The problem: Each line that holds the word "seaborn" is to be identified and copied.

** begin **

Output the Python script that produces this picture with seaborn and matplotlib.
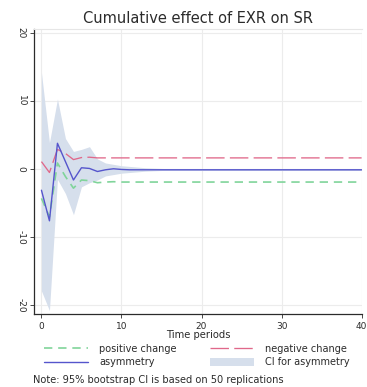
import matplotlib
matplotlib.use("Agg")
import matplotlib.pyplot as plt
import seaborn as sns
import numpy as np
import pandas as pd
from matplotlib.lines import Line2D
from matplotlib.patches import Patch

# ---- data ----
periods = list(range(0, 41))
positive_change = [-4.3, -7.0, 0.9, -1.1, -2.8, -1.6, -1.7, -2.0, -1.9, -1.85,
                   -1.9, -1.9, -1.9, -1.9, -1.9, -1.9, -1.9, -1.9, -1.9, -1.9,
                   -1.9, -1.9, -1.9, -1.9, -1.9, -1.9, -1.9, -1.9, -1.9, -1.9,
                   -1.9, -1.9, -1.9, -1.9, -1.9, -1.9, -1.9, -1.9, -1.9, -1.9, -1.9]
negative_change = [1.1, -0.5, 2.9, 2.3, 1.4, 1.7, 1.75, 1.65, 1.65, 1.65,
                   1.65, 1.65, 1.65, 1.65, 1.65, 1.65, 1.65, 1.65, 1.65, 1.65,
                   1.65, 1.65, 1.65, 1.65, 1.65, 1.65, 1.65, 1.65, 1.65, 1.65,
                   1.65, 1.65, 1.65, 1.65, 1.65, 1.65, 1.65, 1.65, 1.65, 1.65, 1.65]
asymmetry = [-3.1, -7.6, 3.8, 1.1, -1.6, 0.2, 0.1, -0.35, -0.1, 0.05,
             -0.05, -0.1, -0.1, -0.1, -0.1, -0.1, -0.1, -0.1, -0.1, -0.1,
             -0.1, -0.1, -0.1, -0.1, -0.1, -0.1, -0.1, -0.1, -0.1, -0.1,
             -0.1, -0.1, -0.1, -0.1, -0.1, -0.1, -0.1, -0.1, -0.1, -0.1, -0.1]
ci_upper = [14.2, 3.9, 10.3, 4.5, 2.6, 2.9, 3.3, 1.5, 0.9, 0.7,
            0.5, 0.4, 0.3, 0.2, 0.15, 0.1, 0.05, 0.0, 0.0, 0.0,
            0.0, 0.0, 0.0, 0.0, 0.0, 0.0, 0.0, 0.0, 0.0, 0.0,
            0.0, 0.0, 0.0, 0.0, 0.0, 0.0, 0.0, 0.0, 0.0, 0.0, 0.0]
ci_lower = [-17.9, -20.8, -1.5, -3.6, -6.7, -2.6, -2.0, -1.6, -1.0, -0.8,
            -0.6, -0.5, -0.4, -0.3, -0.25, -0.2, -0.2, -0.2, -0.2, -0.2,
            -0.2, -0.2, -0.2, -0.2, -0.2, -0.2, -0.2, -0.2, -0.2, -0.2,
            -0.2, -0.2, -0.2, -0.2, -0.2, -0.2, -0.2, -0.2, -0.2, -0.2, -0.2]
x_ticks = [0, 10, 20, 30, 40]
y_ticks = [-20, -10, 0, 10, 20]

df = pd.DataFrame({"t": periods, "pos": positive_change, "neg": negative_change,
                   "asym": asymmetry, "lo": ci_lower, "hi": ci_upper})

sns.set_theme(style="white")
plt.rcParams["font.family"] = ["DejaVu Sans"]

GREEN = "#80d49a"
RED = "#e0688a"
BLUE = "#5555cc"
BAND = "#d6dfec"
DARK = "#2b2b2b"

fig = plt.figure(figsize=(3.67, 3.87), dpi=100)
ax = fig.add_axes([34 / 367, 1 - 314 / 387, 328 / 367, 285 / 387])

ax.fill_between(df["t"], df["lo"], df["hi"], color=BAND, lw=0, zorder=1)
sns.lineplot(data=df, x="t", y="pos", ax=ax, color=GREEN, lw=1.2,
             linestyle=(0, (5, 3.5)), zorder=3)
sns.lineplot(data=df, x="t", y="neg", ax=ax, color=RED, lw=0.95,
             linestyle=(0, (14, 4)), zorder=3)
sns.lineplot(data=df, x="t", y="asym", ax=ax, color=BLUE, lw=1.0, zorder=4)

ax.set_xlim(-0.93, 40.05)
ax.set_ylim(-21.3, 20.6)
ax.set_xticks(x_ticks)
ax.set_yticks(y_ticks)
ax.set_xticklabels([str(v) for v in x_ticks], fontsize=6.5, color=DARK)
ax.set_yticklabels([str(v) for v in y_ticks], fontsize=6.5, color=DARK,
                   rotation=270, va="center")
ax.tick_params(axis="both", direction="out", length=3, width=0.6, color=DARK,
               pad=3, left=True, bottom=True)
ax.grid(True, color="#ececec", lw=0.8)
ax.set_axisbelow(True)
for s in ["left", "bottom"]:
    ax.spines[s].set_color(DARK)
    ax.spines[s].set_linewidth(0.9)
ax.spines["top"].set_color("#e6e6e6")
ax.spines["top"].set_linewidth(0.8)
ax.spines["right"].set_visible(False)

ax.set_xlabel("Time periods", fontsize=7.2, color=DARK, labelpad=-1)
ax.set_ylabel("")
ax.set_title("Cumulative effect of EXR on SR", fontsize=10.5, color=DARK, pad=4)

handles = [
    Line2D([], [], color=GREEN, lw=1.2, linestyle=(0, (5, 3.5))),
    Line2D([], [], color=BLUE, lw=1.0),
    Line2D([], [], color=RED, lw=0.95, linestyle=(0, (14, 4))),
    Patch(facecolor=BAND, edgecolor="none"),
]
labels = ["positive change", "asymmetry", "negative change", "CI for asymmetry"]
fig.legend(handles, labels, ncol=2, loc="upper left",
           bbox_to_anchor=(44 / 367, 1 - 344 / 387), frameon=False,
           fontsize=7, handlelength=4.5, handleheight=1.0, handletextpad=1.2,
           columnspacing=3.4, borderpad=0, borderaxespad=0, labelspacing=0.35,
           labelcolor=DARK)

fig.text(33 / 367, 1 - 380 / 387,
         "Note: 95% bootstrap CI is based on 50 replications",
         fontsize=7.1, color=DARK, va="center", ha="left")

fig.savefig("out.png", dpi=100)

** end **

Solution to this task:
Output the Python script that produces this picture with seaborn and matplotlib.
import seaborn as sns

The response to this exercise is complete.